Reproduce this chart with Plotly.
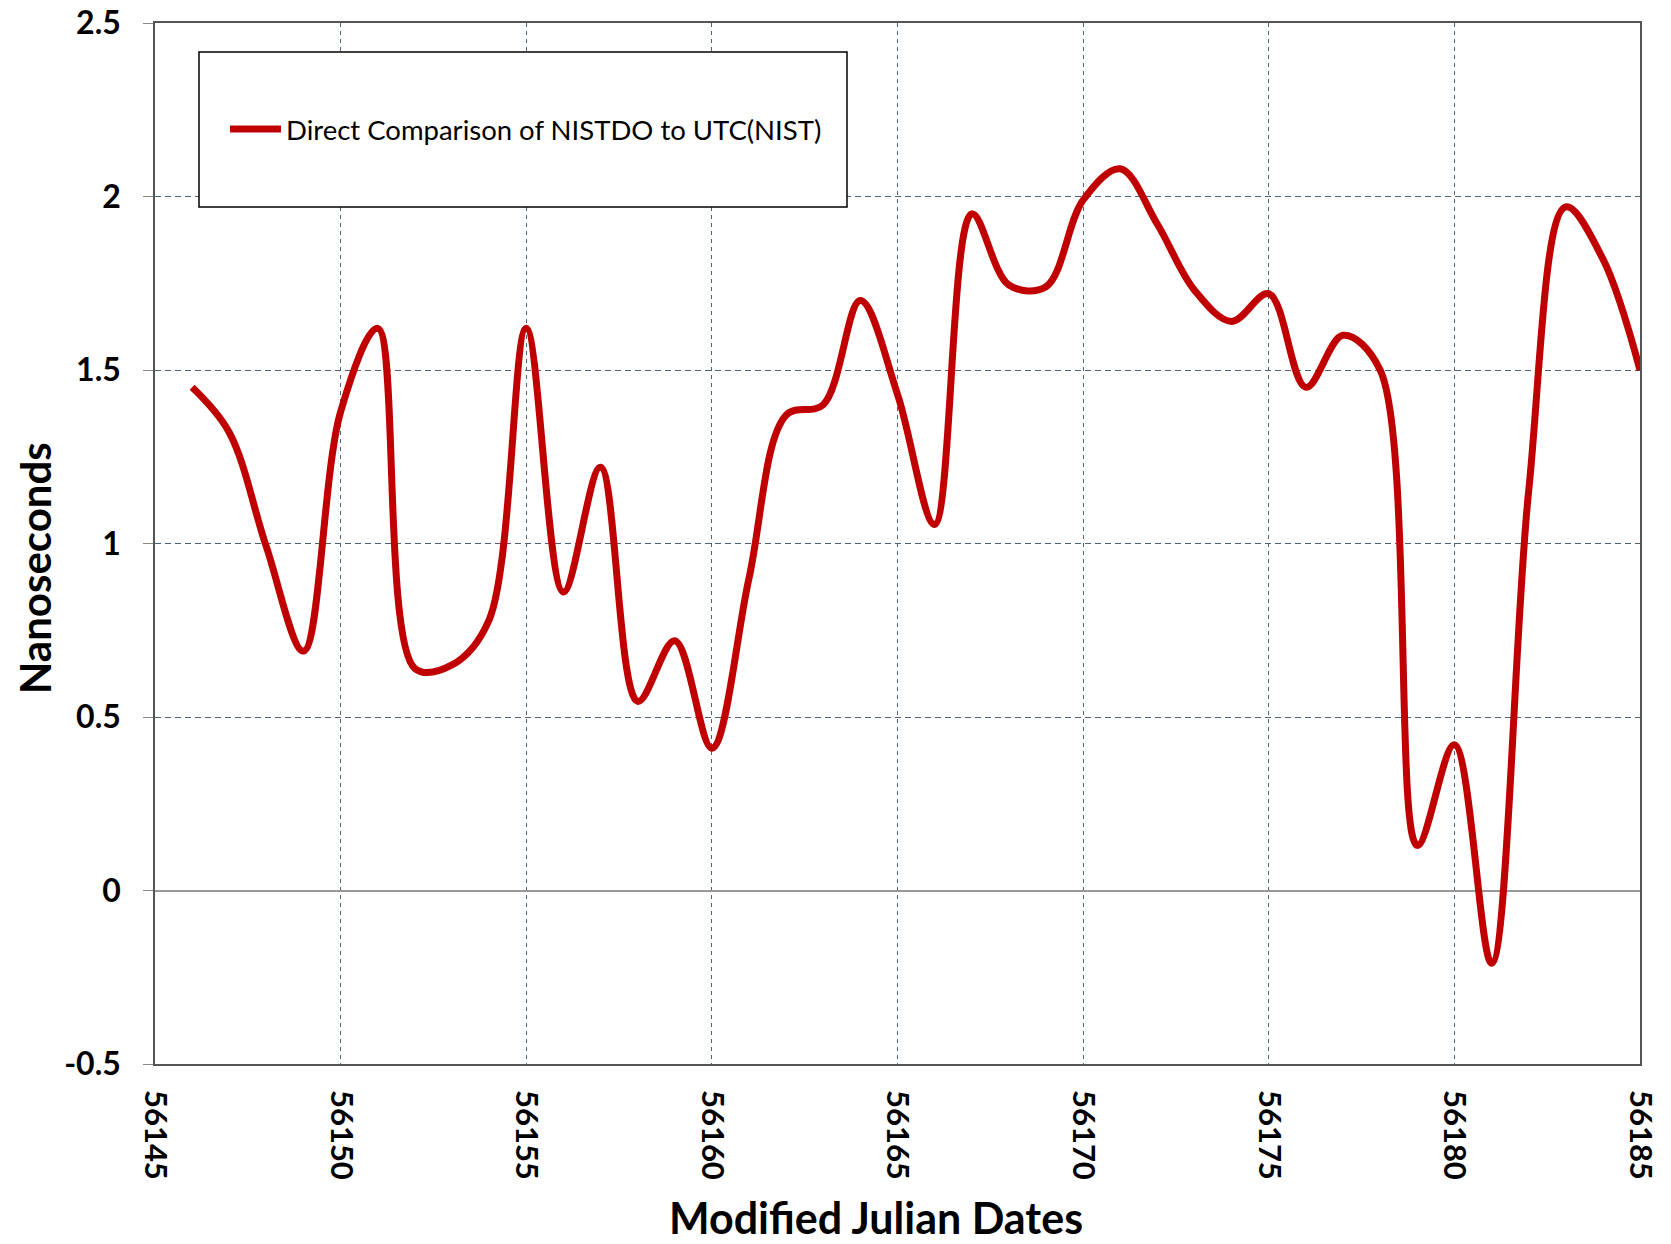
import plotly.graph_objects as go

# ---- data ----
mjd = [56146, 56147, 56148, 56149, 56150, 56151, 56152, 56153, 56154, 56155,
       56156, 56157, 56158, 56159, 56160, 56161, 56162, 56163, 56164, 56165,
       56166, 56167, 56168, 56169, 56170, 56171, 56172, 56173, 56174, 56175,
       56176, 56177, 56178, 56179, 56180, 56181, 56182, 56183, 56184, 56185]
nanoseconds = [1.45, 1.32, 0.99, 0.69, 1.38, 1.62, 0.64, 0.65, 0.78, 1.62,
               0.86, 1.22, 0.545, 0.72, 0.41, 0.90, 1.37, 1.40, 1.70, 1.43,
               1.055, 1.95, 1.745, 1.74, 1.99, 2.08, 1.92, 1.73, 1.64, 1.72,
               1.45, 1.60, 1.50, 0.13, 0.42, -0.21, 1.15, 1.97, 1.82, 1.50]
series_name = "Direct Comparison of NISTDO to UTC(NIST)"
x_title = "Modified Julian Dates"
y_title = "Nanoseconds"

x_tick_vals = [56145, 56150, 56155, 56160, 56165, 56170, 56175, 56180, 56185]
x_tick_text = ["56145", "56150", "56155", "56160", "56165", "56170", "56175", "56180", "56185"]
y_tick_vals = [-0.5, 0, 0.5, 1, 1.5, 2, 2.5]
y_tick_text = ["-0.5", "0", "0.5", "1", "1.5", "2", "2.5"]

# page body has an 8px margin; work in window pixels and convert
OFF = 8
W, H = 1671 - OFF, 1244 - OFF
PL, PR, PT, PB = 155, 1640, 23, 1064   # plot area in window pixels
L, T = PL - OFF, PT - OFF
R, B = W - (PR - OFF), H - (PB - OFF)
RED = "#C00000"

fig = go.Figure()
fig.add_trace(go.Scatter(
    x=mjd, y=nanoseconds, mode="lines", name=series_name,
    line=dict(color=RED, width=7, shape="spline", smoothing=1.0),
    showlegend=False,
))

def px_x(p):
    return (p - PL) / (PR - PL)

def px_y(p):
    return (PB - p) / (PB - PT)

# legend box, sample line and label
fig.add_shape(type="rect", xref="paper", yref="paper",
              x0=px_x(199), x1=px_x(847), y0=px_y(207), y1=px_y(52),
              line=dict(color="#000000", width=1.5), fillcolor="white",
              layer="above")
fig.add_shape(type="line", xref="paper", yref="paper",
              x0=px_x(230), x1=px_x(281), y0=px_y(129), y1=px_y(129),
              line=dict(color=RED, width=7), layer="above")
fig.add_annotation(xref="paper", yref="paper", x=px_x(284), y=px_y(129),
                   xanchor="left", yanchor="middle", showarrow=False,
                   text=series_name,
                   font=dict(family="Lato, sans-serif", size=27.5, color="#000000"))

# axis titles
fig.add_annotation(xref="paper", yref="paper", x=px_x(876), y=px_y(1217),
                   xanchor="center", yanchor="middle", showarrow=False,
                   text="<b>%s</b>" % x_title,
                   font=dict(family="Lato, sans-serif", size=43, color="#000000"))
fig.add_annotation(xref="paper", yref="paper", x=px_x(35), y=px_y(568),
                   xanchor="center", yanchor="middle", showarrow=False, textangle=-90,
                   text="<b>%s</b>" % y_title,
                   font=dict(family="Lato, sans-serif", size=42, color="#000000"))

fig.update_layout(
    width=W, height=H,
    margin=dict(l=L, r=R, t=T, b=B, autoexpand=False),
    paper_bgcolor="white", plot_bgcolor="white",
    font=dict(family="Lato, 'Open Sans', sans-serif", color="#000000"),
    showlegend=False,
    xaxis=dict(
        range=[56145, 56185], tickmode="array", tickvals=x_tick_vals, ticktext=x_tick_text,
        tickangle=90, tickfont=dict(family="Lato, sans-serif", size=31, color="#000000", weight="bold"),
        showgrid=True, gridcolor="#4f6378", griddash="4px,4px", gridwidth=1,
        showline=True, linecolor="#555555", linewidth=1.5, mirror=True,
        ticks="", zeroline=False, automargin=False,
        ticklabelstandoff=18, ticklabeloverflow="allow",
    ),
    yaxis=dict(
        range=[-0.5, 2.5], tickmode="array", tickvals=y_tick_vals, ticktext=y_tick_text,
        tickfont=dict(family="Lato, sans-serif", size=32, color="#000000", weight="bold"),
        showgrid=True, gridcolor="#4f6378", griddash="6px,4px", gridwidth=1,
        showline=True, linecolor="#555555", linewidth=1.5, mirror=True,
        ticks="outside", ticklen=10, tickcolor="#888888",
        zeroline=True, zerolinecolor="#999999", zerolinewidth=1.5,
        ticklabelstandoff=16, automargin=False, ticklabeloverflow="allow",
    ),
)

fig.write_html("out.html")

=== Required task ===
Would you reproduce the lines above, from the very first through the line containing "import plotly.graph_objects as go", exactly and without the pictures?

=== Expected answer ===
Reproduce this chart with Plotly.
import plotly.graph_objects as go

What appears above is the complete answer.